Der Anspruch des Klägers besteht darüber hinaus unabhängig von seinem Alter. Insbesondere hat er keinen diesen Bedarf ersetzenden oder vorrangig geltend zu machen Anspruch gegen seine Eltern. Die sich aus § 1601 Bürgerliches Gesetzbuch (BGB) ergebende Unterhaltspflicht der Eltern beinhaltet zwar auch eine grundlegende medizinische und pflegerische Unterstützung. Das Maß der hier für den Kläger erforderlichen Unterstützung und Begleitung geht jedoch weit über das hinaus, was die Eltern zu erbringen gesetzlich verpflichtet sind. Im Übrigen besteht eine Unterhaltspflicht im engeren Sinne immer nur insoweit, als die Eltern leistungsfähig sind (BeckOGK/Selg, 15.11.2024, BGB § 1601 Rn. 11-12). Diese Leistungsfähigkeit ist vorliegend angesichts der Berufstätigkeit der Eltern und der weiteren im Haushalt lebenden und der Unterstützung ebenfalls bedürfenden Geschwister eingeschränkt.

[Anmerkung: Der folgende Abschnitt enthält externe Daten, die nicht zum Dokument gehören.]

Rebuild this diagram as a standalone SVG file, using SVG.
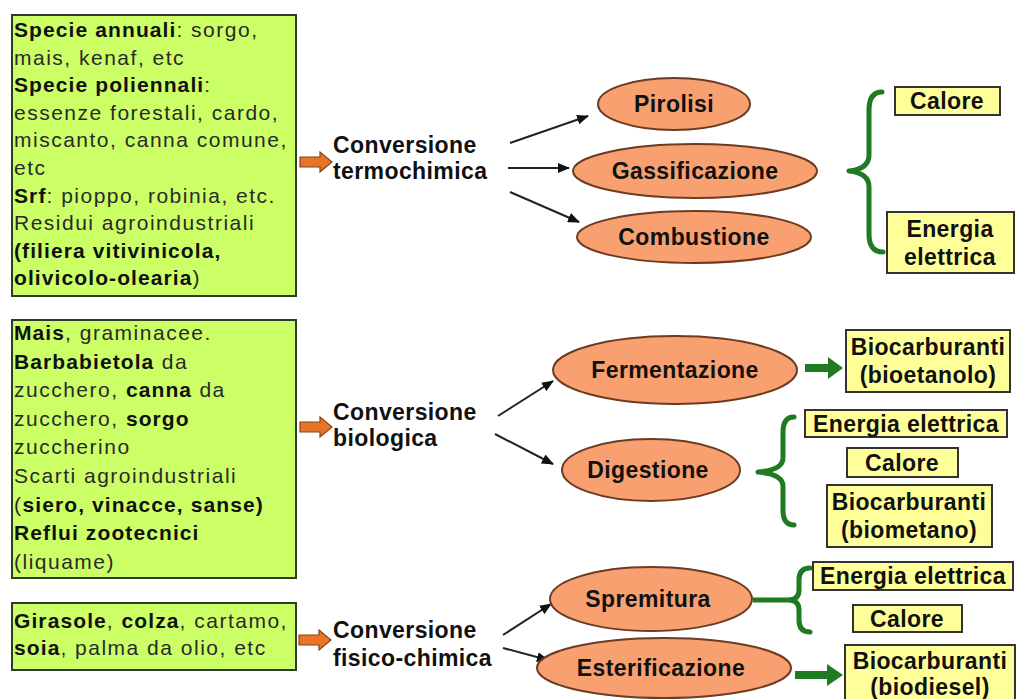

Der Nachrang der Eingliederungshilfe nach § 91 SGB IX bleibt gewahrt. Nach § 91 Abs. 1 SGB IX erhält Eingliederungshilfe nicht, wer die erforderliche Leistung von anderen oder von anderen Sozialleistungsträgern erhält. Im Falle des Klägers ist der Anspruch auf Verhinderungspflege gegenüber der Pflegekasse ausgeschöpft.

Die Entscheidung des Beklagten steht dem Anspruch nicht entgegen. Soweit der Beklagte darauf verweist, der Kläger benötige zunächst eine Tagesstrukturierung, so ist genau dies eine der Aufgaben der zu gewährenden Assistenzleistungen.

Soweit Kosten bereits angefallen sind, so sind diese zu erstatten, weil sie notwendig waren und der Kläger die Assistenzleistungen Tag für Tag seit Antragstellung benötigte. Die Voraussetzungen für eine Kostenerstattung nach § 18 Abs. 6 SGB IX liegen vor. Die Leistungen wurden vorliegend auch von Fachkräften erbracht. Der Gesetzgeber definiert insoweit selbst nicht, was unter einer Fachkraft zu verstehen ist (Torsten Schaumberg in: Hauck/Noftz SGB IX, 4. Ergänzungslieferung 2024, § 78 SGB 9 2018, Rz 20). Pflegefachkräfte und Diplomsozialarbeiter dürften unstreitig dazu zählen. Den Beklagten trifft ohnehin der personenzentrierte Sicherstellungsauftrag nach § 95 SGB IX.

Die Entscheidung zu den Kosten ergibt sich aus §§ 193 Abs. 1, 183 SGG.